Config file parameters are variables with names in uppercase that define context for executing specs from that config file. See also Config Files Structure.

The ddiff config file parameters are described below.

Parameter Default Value Description
DEBUGGING False Debugging mode?
LOGGING = DEBUGGING Write to log file?
LOG_DIR ./ Path to the directory with log files.
OUT_DIR ./ Path to the directory with discrepancy reports files.
DATETIME_FORMAT "%Y-%m-%d %H:%M:%S%z" Datetime format; defaults to ISO 86101.
DATE_FORMAT "%Y-%m-%d" Date format; defaults to ISO 86101.
SOURCES* Optional list of two data source names defined in file sources.py.
* config file parameter marked with asterisk may be overridden at spec level with a corresponding spec parameter.

Spec Parameters

Specs are found in a config file in the specs dictionary and contain spec parameters. See also Config Files Structure.
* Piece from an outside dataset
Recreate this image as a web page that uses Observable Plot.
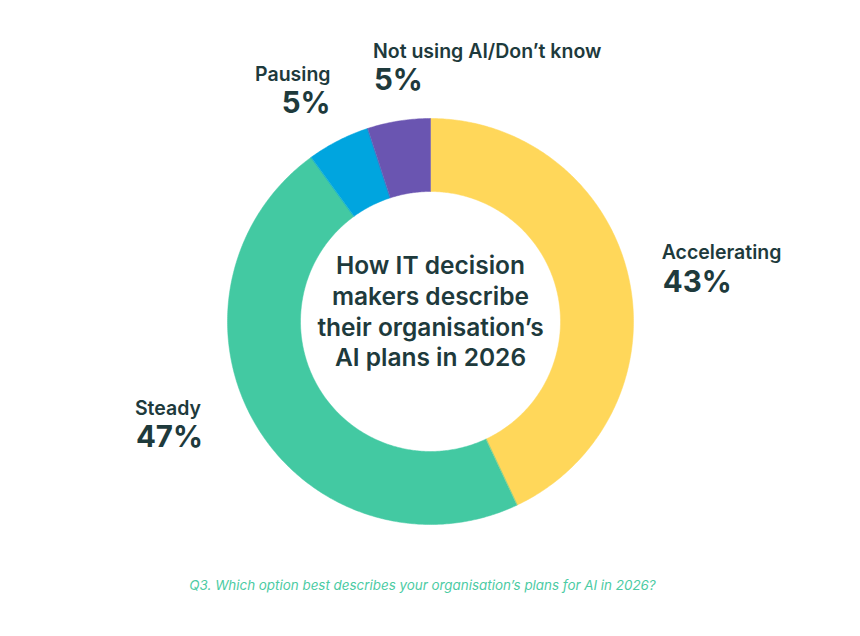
<!DOCTYPE html>
<html>
<head>
<meta charset="utf-8">
<script src="https://cdn.jsdelivr.net/npm/d3@7"></script>
<script src="https://cdn.jsdelivr.net/npm/@observablehq/plot@0.6"></script>
<style>
  html, body { margin: 0; padding: 0; background: #fff; }
  #chart { width: 860px; height: 636px; }
</style>
</head>
<body>
<div id="chart"></div>
<script>
// ---- data ----
const categories = ["Accelerating", "Steady", "Pausing", "Not using AI/Don’t know"];
const values = [43, 47, 5, 5];
const valueLabels = ["43%", "47%", "5%", "5%"];
const colors = ["#FFD75A", "#43C9A2", "#00A5DF", "#6A55B1"];
const titleLines = ["How IT decision", "makers describe", "their organisation’s", "AI plans in 2026"];
const caption = "Q3. Which option best describes your organisation’s plans for AI in 2026?";

// ---- styles / geometry ----
const W = 860, H = 636;
const CX = 430, CY = 321;          // centre of the donut in pixels
const R_OUT = 203, R_IN = 130;
const ink = "#1E3A3C";
const font = "Inter, 'Noto Sans', sans-serif";
// label placement relative to slice mid-angle point (radius, dx, dy, anchor)
const labelStyle = [
  {r: 240, dx: -3,  dy: -2,  anchor: "start"},
  {r: 240, dx: -89, dy: -21, anchor: "start"},
  {r: 240, dx: 9,   dy: -19, anchor: "end"},
  {r: 240, dx: -20, dy: -19, anchor: "start"}
];

// ---- build slices from data ----
const pie = d3.pie().sort(null).value(d => d.value).startAngle(0).endAngle(2 * Math.PI);
const rows = categories.map((c, i) => ({name: c, value: values[i], label: valueLabels[i], color: colors[i], idx: i}));
const arcs = pie(rows);

const pts = [];
arcs.forEach(a => {
  const n = Math.max(4, Math.ceil((a.endAngle - a.startAngle) / 0.01));
  for (let k = 0; k <= n; k++) {
    const t = a.startAngle + (a.endAngle - a.startAngle) * k / n;
    pts.push({name: a.data.name, x: R_OUT * Math.sin(t), y: R_OUT * Math.cos(t)});
  }
  for (let k = n; k >= 0; k--) {
    const t = a.startAngle + (a.endAngle - a.startAngle) * k / n;
    pts.push({name: a.data.name, x: R_IN * Math.sin(t), y: R_IN * Math.cos(t)});
  }
});

const labels = arcs.map(a => {
  const m = (a.startAngle + a.endAngle) / 2;
  const s = labelStyle[a.data.idx];
  return {
    name: a.data.name, label: a.data.label, anchor: s.anchor,
    x: s.r * Math.sin(m) + s.dx,
    y: s.r * Math.cos(m) - s.dy
  };
});

const nameStyle = {fontSize: 19.5, fontWeight: 600, fill: ink, dy: -14, letterSpacing: 0.2};
const pctStyle = {fontSize: 29.5, fontWeight: 700, fill: ink, dy: 15};

const chart = Plot.plot({
  width: W, height: H,
  margin: 0,
  x: {domain: [-CX, W - CX], axis: null},
  y: {domain: [-(H - CY), CY], axis: null},
  color: {domain: categories, range: colors},
  style: {fontFamily: font, background: "#fff"},
  marks: [
    Plot.line(pts, {x: "x", y: "y", z: "name", fill: "name", stroke: "name", strokeWidth: 0.5, curve: "linear-closed"}),
    // slice labels
    Plot.text(labels.filter(d => d.anchor === "start"), {x: "x", y: "y", text: "name", textAnchor: "start", ...nameStyle}),
    Plot.text(labels.filter(d => d.anchor === "start"), {x: "x", y: "y", text: "label", textAnchor: "start", dx: 1, ...pctStyle}),
    Plot.text(labels.filter(d => d.anchor === "end"), {x: "x", y: "y", text: "name", textAnchor: "end", ...nameStyle}),
    Plot.text(labels.filter(d => d.anchor === "end"), {x: "x", y: "y", text: "label", textAnchor: "end", ...pctStyle}),
    // centre title
    Plot.text([titleLines.join("\n")], {x: [0], y: [0], text: d => d, lineHeight: 1.25, fontSize: 24.5, fontWeight: 600, fill: ink, dy: -11, letterSpacing: 0.2}),
    // caption
    Plot.text([caption], {x: [-8], y: [-(585 - CY)], text: d => d, fontSize: 13.4, fontStyle: "italic", fill: "#4CCBA3"})
  ]
});
document.getElementById("chart").appendChild(chart);
</script>
</body>
</html>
Spec parameters for ddiff utility are described below. If not explicitly described as mandatory, a spec parameter is optional and may be omitted.

Spec Parameter Description
"tags" List of tags attached to the spec.
"sources" List of two data source names (DB1 and DB2) defined in file sources.py. This parameter overrides config file parameter SOURCES.
"doc" Short description/comment on a spec that is shown in a discrepancies report.
"setups" List of SQL statements for DB1 and DB2 to be executed at a spec startup.
"upsets" List of SQL statements for DB1 and DB2 to be executed at a spec completion.
"queries" MANDATORY list of two queries for DB1 and DB2, respectively. The two queries should return columns with the same names and data types so that the utility could find the difference of the two datasets.
"pk" MANDATORY list of column names that comprise the primary key of a queries' datasets.
"op" The difference modifier with one of the values: > (DB1 dataset minus DB2 dataset), < (DB2 dataset minus DB1 dataset) or = (symmetric difference, the default).
"<spec>" A nested dictionary with mandatory keys queries and pk that define the level 2 queries and primary key. It may also contain a next level nested dictionary <spec>. Spec parameters other than queries and pk are propagated from the top level to the lower levels.